The very first culinary influence came from the mountainous region of the Yunnan province in southwestern part of China. The ‘Tai’ people immigrated from there between the 6th and 13th centuries into what is now known as Thailand, Laos, the Shan States of northern Myanmar (Burma) and northwestern Vietnam. Already possessing the Chinese cooking techniques they brought with them, these immigrants took full advantage of the rich biodiversity of the Thai peninsula, resulting in dishes that have some similarities to Szechwan cuisine but with a wider range of ingredients.

Later on, foreign trade further influenced the direction of Thai cuisine. The powerful Ayuthaya period, which occurred during the 14th through 18th centuries, saw a dramatic rise in international trade for the country. A thriving seaport, the then capital city of Ayuthaya was one of the wealthiest and greatest cities in Asia. In the early 17th century the city started receiving visitors from different parts of the world.

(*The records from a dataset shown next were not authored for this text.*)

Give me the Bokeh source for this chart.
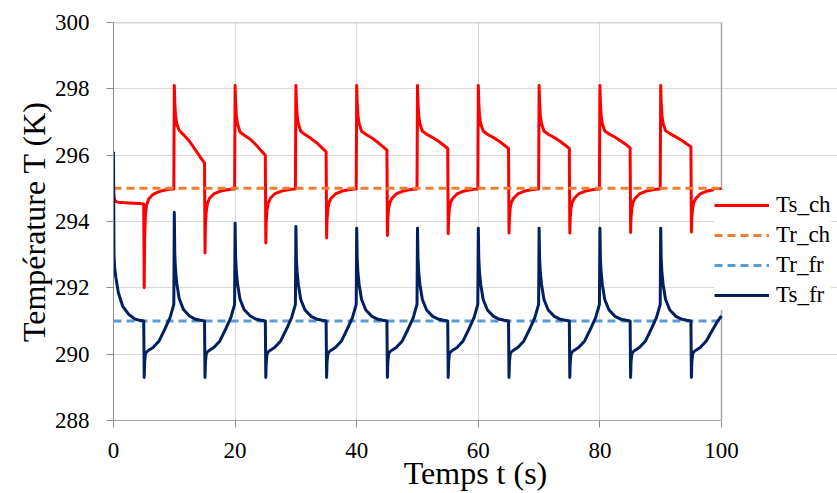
from bokeh.plotting import figure
from bokeh.models import Legend, LegendItem, FixedTicker, Range1d
from bokeh.embed import file_html
from bokeh.resources import INLINE

# ---------------- data ----------------
time_s = [
    0, 0.08, 0.2, 0.4, 0.8, 1.5, 2.5, 3.5, 4.3, 4.97, 5.05, 5.12, 5.25, 5.45, 5.8, 6.5, 7.5, 8.5, 9.3, 9.92,
    10, 10.08, 10.2, 10.4, 10.8, 11.5, 12.5, 13.5, 14.3, 14.97, 15.05, 15.12, 15.25, 15.45, 15.8, 16.5, 17.5, 18.5, 19.3, 19.92,
    20, 20.08, 20.2, 20.4, 20.8, 21.5, 22.5, 23.5, 24.3, 24.97, 25.05, 25.12, 25.25, 25.45, 25.8, 26.5, 27.5, 28.5, 29.3, 29.92,
    30, 30.08, 30.2, 30.4, 30.8, 31.5, 32.5, 33.5, 34.3, 34.97, 35.05, 35.12, 35.25, 35.45, 35.8, 36.5, 37.5, 38.5, 39.3, 39.92,
    40, 40.08, 40.2, 40.4, 40.8, 41.5, 42.5, 43.5, 44.3, 44.97, 45.05, 45.12, 45.25, 45.45, 45.8, 46.5, 47.5, 48.5, 49.3, 49.92,
    50, 50.08, 50.2, 50.4, 50.8, 51.5, 52.5, 53.5, 54.3, 54.97, 55.05, 55.12, 55.25, 55.45, 55.8, 56.5, 57.5, 58.5, 59.3, 59.92,
    60, 60.08, 60.2, 60.4, 60.8, 61.5, 62.5, 63.5, 64.3, 64.97, 65.05, 65.12, 65.25, 65.45, 65.8, 66.5, 67.5, 68.5, 69.3, 69.92,
    70, 70.08, 70.2, 70.4, 70.8, 71.5, 72.5, 73.5, 74.3, 74.97, 75.05, 75.12, 75.25, 75.45, 75.8, 76.5, 77.5, 78.5, 79.3, 79.92,
    80, 80.08, 80.2, 80.4, 80.8, 81.5, 82.5, 83.5, 84.3, 84.97, 85.05, 85.12, 85.25, 85.45, 85.8, 86.5, 87.5, 88.5, 89.3, 89.92,
    90, 90.08, 90.2, 90.4, 90.8, 91.5, 92.5, 93.5, 94.3, 94.97, 95.05, 95.12, 95.25, 95.45, 95.8, 96.5, 97.5, 98.5, 99.3, 100,
]

ts_ch = [
    295.0, 294.75, 294.65, 294.6, 294.58, 294.57, 294.56, 294.55, 294.54, 294.53, 292.0, 293.5, 294.2, 294.5, 294.68, 294.82, 294.9, 294.95, 294.97, 294.98,
    298.1, 297.6, 297.2, 296.95, 296.75, 296.62, 296.42, 296.15, 295.93, 295.77, 293.05, 293.9, 294.3, 294.55, 294.7, 294.83, 294.91, 294.95, 294.97, 294.98,
    298.1, 297.6, 297.2, 296.95, 296.7, 296.6, 296.48, 296.3, 296.13, 296.0, 293.35, 294.0, 294.35, 294.55, 294.7, 294.83, 294.91, 294.95, 294.97, 294.98,
    298.1, 297.6, 297.2, 296.95, 296.72, 296.62, 296.5, 296.36, 296.22, 296.1, 293.5, 294.05, 294.38, 294.57, 294.7, 294.83, 294.91, 294.95, 294.97, 294.98,
    298.1, 297.6, 297.2, 296.95, 296.72, 296.63, 296.52, 296.38, 296.26, 296.15, 293.58, 294.08, 294.4, 294.57, 294.7, 294.83, 294.91, 294.95, 294.97, 294.98,
    298.1, 297.6, 297.2, 296.95, 296.73, 296.63, 296.53, 296.41, 296.3, 296.2, 293.63, 294.1, 294.4, 294.58, 294.7, 294.83, 294.91, 294.95, 294.97, 294.98,
    298.1, 297.6, 297.2, 296.95, 296.73, 296.63, 296.53, 296.41, 296.3, 296.2, 293.65, 294.1, 294.4, 294.58, 294.7, 294.83, 294.91, 294.95, 294.97, 294.98,
    298.1, 297.6, 297.2, 296.95, 296.73, 296.63, 296.53, 296.41, 296.3, 296.2, 293.65, 294.1, 294.4, 294.58, 294.7, 294.83, 294.91, 294.95, 294.97, 294.98,
    298.1, 297.6, 297.2, 296.95, 296.73, 296.64, 296.54, 296.42, 296.32, 296.22, 293.67, 294.1, 294.4, 294.58, 294.7, 294.83, 294.91, 294.95, 294.97, 294.98,
    298.1, 297.6, 297.2, 296.95, 296.74, 296.65, 296.55, 296.44, 296.34, 296.25, 293.68, 294.1, 294.4, 294.58, 294.7, 294.83, 294.91, 294.95, 294.97, 294.99,
]

ts_fr = [
    296.1, 293.0, 292.6, 292.3, 291.85, 291.45, 291.2, 291.06, 291.02, 291.0, 289.3, 289.75, 290.0, 290.07, 290.12, 290.2, 290.4, 290.78, 291.1, 291.5,
    294.28, 293.0, 292.55, 292.15, 291.68, 291.35, 291.15, 291.05, 291.02, 291.0, 289.3, 289.75, 290.0, 290.07, 290.12, 290.2, 290.4, 290.78, 291.1, 291.5,
    293.95, 292.95, 292.5, 292.12, 291.66, 291.34, 291.15, 291.05, 291.02, 291.0, 289.3, 289.75, 290.0, 290.07, 290.12, 290.2, 290.4, 290.78, 291.1, 291.5,
    293.85, 292.9, 292.48, 292.1, 291.65, 291.33, 291.14, 291.05, 291.02, 291.0, 289.3, 289.75, 290.0, 290.07, 290.12, 290.2, 290.4, 290.78, 291.1, 291.5,
    293.8, 292.9, 292.47, 292.1, 291.65, 291.33, 291.14, 291.05, 291.02, 291.0, 289.3, 289.75, 290.0, 290.07, 290.12, 290.2, 290.4, 290.78, 291.1, 291.5,
    293.8, 292.9, 292.47, 292.1, 291.65, 291.33, 291.14, 291.05, 291.02, 291.0, 289.3, 289.75, 290.0, 290.07, 290.12, 290.2, 290.4, 290.78, 291.1, 291.5,
    293.8, 292.9, 292.47, 292.1, 291.65, 291.33, 291.14, 291.05, 291.02, 291.0, 289.3, 289.75, 290.0, 290.07, 290.12, 290.2, 290.4, 290.78, 291.1, 291.5,
    293.8, 292.9, 292.47, 292.1, 291.65, 291.33, 291.14, 291.05, 291.02, 291.0, 289.3, 289.75, 290.0, 290.07, 290.12, 290.2, 290.4, 290.78, 291.1, 291.5,
    293.8, 292.9, 292.47, 292.1, 291.65, 291.33, 291.14, 291.05, 291.02, 291.0, 289.3, 289.75, 290.0, 290.07, 290.12, 290.2, 290.4, 290.78, 291.1, 291.5,
    293.8, 292.9, 292.47, 292.1, 291.65, 291.33, 291.14, 291.05, 291.02, 291.0, 289.3, 289.75, 290.0, 290.07, 290.12, 290.2, 290.4, 290.72, 290.98, 291.15,
]

tr_time = [0, 100]
tr_ch = [295.0, 295.0]
tr_fr = [291.0, 291.0]

x_ticks = [0, 20, 40, 60, 80, 100]
y_ticks = [288, 290, 292, 294, 296, 298, 300]
x_min, x_max = 0, 100
y_min, y_max = 288, 300

series_names = ["Ts_ch", "Tr_ch", "Tr_fr", "Ts_fr"]

# ---------------- figure ----------------
FONT = "Liberation Serif"
W, H = 837, 493
LEFT, TOP, PLOT_W, BOTTOM = 113, 22, 608, 73
# frame reaches the right edge so the legend (which overlaps the plot area in
# the reference) is not clipped; the data axis itself stops at 100.
x_end = x_max + (x_max - x_min) * (W - LEFT - PLOT_W) / PLOT_W

p = figure(
    width=W, height=H,
    output_backend="svg", toolbar_location=None,
    x_range=Range1d(x_min, x_end), y_range=Range1d(y_min, y_max),
    min_border_left=LEFT, min_border_right=0,
    min_border_top=TOP, min_border_bottom=BOTTOM,
    background_fill_color="white", border_fill_color="white",
)
p.outline_line_color = None

# axes
p.xaxis.ticker = FixedTicker(ticks=x_ticks)
p.yaxis.ticker = FixedTicker(ticks=y_ticks)
p.xaxis.bounds = (x_min, x_max)
p.axis.major_label_text_font = FONT
p.axis.major_label_text_font_size = "23px"
p.axis.major_label_text_font_style = "normal"
p.axis.major_label_text_color = "#000000"
p.axis.axis_label_text_font = FONT
p.axis.axis_label_text_font_size = "32px"
p.axis.axis_label_text_font_style = "normal"
p.axis.axis_label_text_color = "#000000"
p.axis.minor_tick_line_color = None
p.axis.major_tick_in = 0
p.axis.major_tick_out = 7
p.axis.major_tick_line_color = "#8C8C8C"

p.xaxis.axis_line_color = "#A6A6A6"
p.yaxis.axis_line_color = "#8C8C8C"
p.xaxis.axis_label = "Temps t (s)"
p.yaxis.axis_label = "Température T (K)"
p.xaxis.major_label_standoff = 15
p.xaxis.axis_label_standoff = -6
p.yaxis.major_label_standoff = 17
p.yaxis.axis_label_standoff = 0

p.xgrid.grid_line_color = "#D9D9D9"
p.ygrid.grid_line_color = "#D9D9D9"
p.ygrid.bounds = (x_min, x_max)

# plot-area border (top and right), as in the reference
p.segment(x0=[x_min, x_max], y0=[y_max, y_min], x1=[x_max, x_max], y1=[y_max, y_max],
          line_color="#A6A6A6", line_width=1.5)

# series
r_ts_ch = p.line(time_s, ts_ch, line_color="#FF0000", line_width=3, line_join="round")
r_tr_ch = p.line(tr_time, tr_ch, line_color="#ED7D31", line_width=3, line_dash="8 5")
r_tr_fr = p.line(tr_time, tr_fr, line_color="#5B9BD5", line_width=3, line_dash="8 5")
r_ts_fr = p.line(time_s, ts_fr, line_color="#002060", line_width=3, line_join="round")

legend = Legend(
    items=[
        LegendItem(label=series_names[0], renderers=[r_ts_ch]),
        LegendItem(label=series_names[1], renderers=[r_tr_ch]),
        LegendItem(label=series_names[2], renderers=[r_tr_fr]),
        LegendItem(label=series_names[3], renderers=[r_ts_fr]),
    ],
    location=(601, 110),
    label_text_font=FONT, label_text_font_size="23px", label_text_color="#000000",
    label_text_font_style="normal",
    glyph_width=55, glyph_height=30, label_height=30, label_standoff=7,
    spacing=0, padding=2, margin=0,
    border_line_color=None, background_fill_color="white", background_fill_alpha=1.0,
)
p.add_layout(legend)

open("out.html", "w").write(file_html(p, INLINE))
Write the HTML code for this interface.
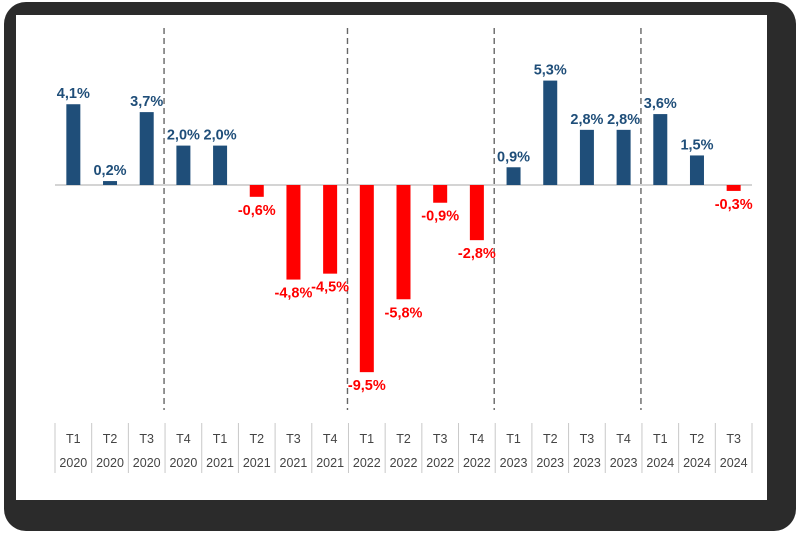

Supposedly Buddhist monks from India brought curry to Thailand, and it was Portuguese missionaries who introduced chilies, having enjoyed them so much while serving in South America.  The Portuguese likewise supposedly brought their love of sweets to the country. And it is said that it was Westerners who, used to having milk in their foods, suggested the addition of coconut milk into Thai curries. Some Dutch, French and Japanese cooking techniques were also supposedly adapted during the Ayuthaya period.

And, philosophically speaking, I think one of the reasons Thai food has reached such great heights in the culinary world is because of the general openness of Thai culture to different ways of doing things. This occurred not only in their cuisine but also in other aspects of their society. Over a period of several centuries the Thais basically took great ideas and concepts from all over the world, incorporated them into what they already had, and made something unique and wonderful while still remaining true to their core cultural values. Thai food just happens to be a perfect example of one of the rewards of this open-mindedness, and my palate thanks them immensely for it.

Travel well!


About Keith Hajovsky

Since 1985 I have traveled throughout much of the United States and to over forty different countries within five continents for both business and pleasure. As my friends and family will tell you, I love to travel and I love to help others travel. If you are looking for someone to help you out with your travel plans or if you need a personal guide, please let me know!

4 Responses to “A Very Brief History Of Thai Food”

  1. Shelley Seale October 11, 2011 9:23 am #

    Thanks for making me want to rush right out and get some Thai food! I think most of the best cuisines in the world come from a wide influx and mix of different types of foods and styles. This fusion is what makes everything so tasty and different. I agree about Thai being some of the best flavor profiles in the world – lemongrass and coconut as well as curry and coconut have to be the best combinations ever!

  2. Keith Hajovsky October 11, 2011 10:50 am #

    Because the flavors are so good and the variety is so great I could eat Thai food every day. And if you stay away from the the deep fried stuff it is actually pretty healthy too. Can’t beat that!

  3. Karen Grant Roberts November 2, 2011 11:05 am #

    Fabulous! Now I am so hungry!

  4. Keith Hajovsky November 2, 2011 11:22 am #

    I could eat Thai food every day – really!